Frequently Asked Questions

Q: Do I need to shut my line down for a long extended outage to do a complete system upgrade?

A: A complete system upgrade can be broken up into many short-outage stages. IPSI can integrate new equipment into an existing process line to allow a large system upgrade to be broken into smaller iterations, requiring less continuous down time. In return, IPSI’s approach creates fewer interruptions to sales and production.

Q: Do I need to replace my DC motors with AC motors when I upgrade?

A: No, there are many options on modern DC drives that will allow you to keep your DC motors, upgrade your current DC drives, and integrate the new DC drives into a modern control system.

If you so choose to switch to AC motors, they have a lower cost of ownership and AC torque vector drives now allow vector duty AC motors to have torque-speed characteristics previously exclusive to DC motors.

IPSI’s employees are well versed in both AC and DC motor properties, drives, and placement in a coordinated control system.

 

Q: Do I need to replace everything during an upgrade?

A: IPSI can integrate older automation hardware with newer components.
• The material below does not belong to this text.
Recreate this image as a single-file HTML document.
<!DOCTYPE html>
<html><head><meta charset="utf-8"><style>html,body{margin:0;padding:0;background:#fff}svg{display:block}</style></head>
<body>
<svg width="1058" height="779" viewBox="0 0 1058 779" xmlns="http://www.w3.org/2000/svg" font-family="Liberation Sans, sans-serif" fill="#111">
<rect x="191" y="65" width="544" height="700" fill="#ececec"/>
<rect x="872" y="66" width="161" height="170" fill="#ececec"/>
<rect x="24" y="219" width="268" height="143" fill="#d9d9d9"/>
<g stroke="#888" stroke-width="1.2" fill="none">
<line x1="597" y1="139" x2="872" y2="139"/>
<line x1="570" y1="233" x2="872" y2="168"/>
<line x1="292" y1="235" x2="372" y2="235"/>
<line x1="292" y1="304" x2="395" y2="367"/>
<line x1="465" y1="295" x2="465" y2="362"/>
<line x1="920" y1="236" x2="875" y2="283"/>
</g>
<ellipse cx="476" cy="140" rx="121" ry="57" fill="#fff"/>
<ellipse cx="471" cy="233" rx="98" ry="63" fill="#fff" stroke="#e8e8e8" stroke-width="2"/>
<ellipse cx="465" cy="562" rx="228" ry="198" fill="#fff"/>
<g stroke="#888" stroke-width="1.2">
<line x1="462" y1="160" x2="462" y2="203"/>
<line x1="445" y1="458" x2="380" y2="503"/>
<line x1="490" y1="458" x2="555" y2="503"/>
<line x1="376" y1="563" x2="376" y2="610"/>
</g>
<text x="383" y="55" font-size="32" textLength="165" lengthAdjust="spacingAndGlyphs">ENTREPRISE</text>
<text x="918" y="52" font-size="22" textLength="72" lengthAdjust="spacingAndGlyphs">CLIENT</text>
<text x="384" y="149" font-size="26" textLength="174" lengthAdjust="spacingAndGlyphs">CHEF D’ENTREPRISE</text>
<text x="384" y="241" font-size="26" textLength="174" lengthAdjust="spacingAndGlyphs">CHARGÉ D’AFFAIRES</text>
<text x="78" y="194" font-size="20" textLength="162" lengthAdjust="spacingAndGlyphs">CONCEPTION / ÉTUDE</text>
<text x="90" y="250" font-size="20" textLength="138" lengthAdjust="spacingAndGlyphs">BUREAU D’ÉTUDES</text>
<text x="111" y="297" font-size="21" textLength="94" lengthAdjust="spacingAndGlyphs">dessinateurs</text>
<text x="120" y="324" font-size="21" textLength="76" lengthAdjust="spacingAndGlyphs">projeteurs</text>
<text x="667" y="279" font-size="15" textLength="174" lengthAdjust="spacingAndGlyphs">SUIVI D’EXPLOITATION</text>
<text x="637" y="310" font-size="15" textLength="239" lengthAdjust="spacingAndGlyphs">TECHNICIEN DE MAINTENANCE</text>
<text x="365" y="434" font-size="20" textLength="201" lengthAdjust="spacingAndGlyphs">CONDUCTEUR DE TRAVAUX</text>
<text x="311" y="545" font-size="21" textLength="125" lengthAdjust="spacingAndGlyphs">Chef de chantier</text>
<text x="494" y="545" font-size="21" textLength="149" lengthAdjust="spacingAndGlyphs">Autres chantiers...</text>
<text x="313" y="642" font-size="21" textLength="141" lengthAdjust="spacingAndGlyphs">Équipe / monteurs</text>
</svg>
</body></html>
In many instances, we can perform a targeted upgrade on critical elements and assimilate the new hardware with the pre-existing control system.
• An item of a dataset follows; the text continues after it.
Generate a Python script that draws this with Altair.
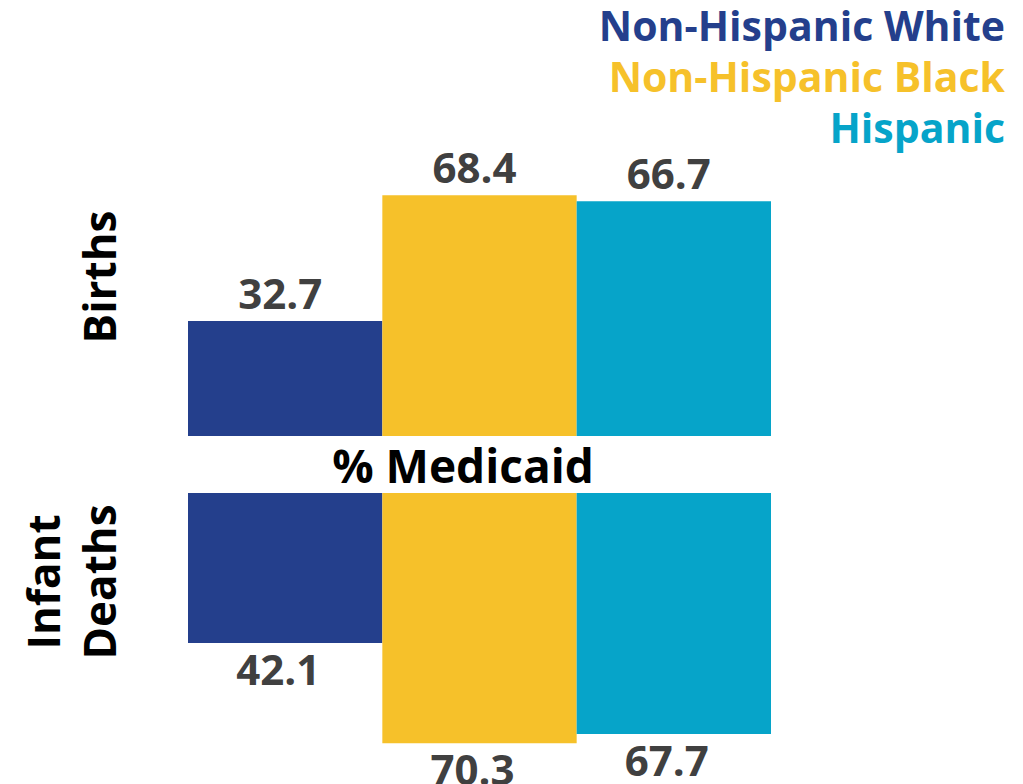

Q: What is the difference between “coordinated drives work” and “drives work”?

A: A non-coordinated drive works to control and protect the motor based on the application. A coordinated drive lineup must additionally keep the process material (e.g., steel or aluminum) coordinated between each other to: properly accelerate and decelerate in conjunction; maintain proper strip tension; and, in some cases, time in acid, material thickness, or coating weight.

Q: I have very large industrial equipment that must move slowly to prevent damage and/or to maintain position accuracy. Can the speed of my equipment be safely increased?

A: Yes, our services can turn a piece of large industrial equipment (i.e., an automated crane, automated transfer car, or arc furnace lid) into a “virtual motion axis.” This makes the machinery behave like a large robot and improves both speed and positioning accuracy.

Q: Some integrators lock-down their control code and provide little or no documentation so only they can service the equipment. What is IPSI’s policy on control code and documentation?

A: Full transparency of action is key to the IPSI impact. For every project, IPSI provides their customers with documented control code and drawings reflecting any changes made to the system.

Q: My power bill has a “demand charge” component. What is this and how can I reduce my power bill?

A: The demand charge reflects the peak power usage during defined “demand time” periods. This can be measured, for example, in half hour intervals from 4:00 A.M. to 10:00 A.M. (e.g., 4:00 A.M. – 4:29 A.M., 4:30 A.M. – 4:59 A .M., 5:00 A.M. – 5:30 A.M.). The highest power usage during one of these clock half hours will determine the “demand charge” for the month.

By calculating where your projected power usage will be with and without a key piece of equipment, and either cutting off the equipment or adjusting the equipment’s start time, you can manage your demand charge. This practice can drastically reduce your power bill with little or no impact on overall production for the month.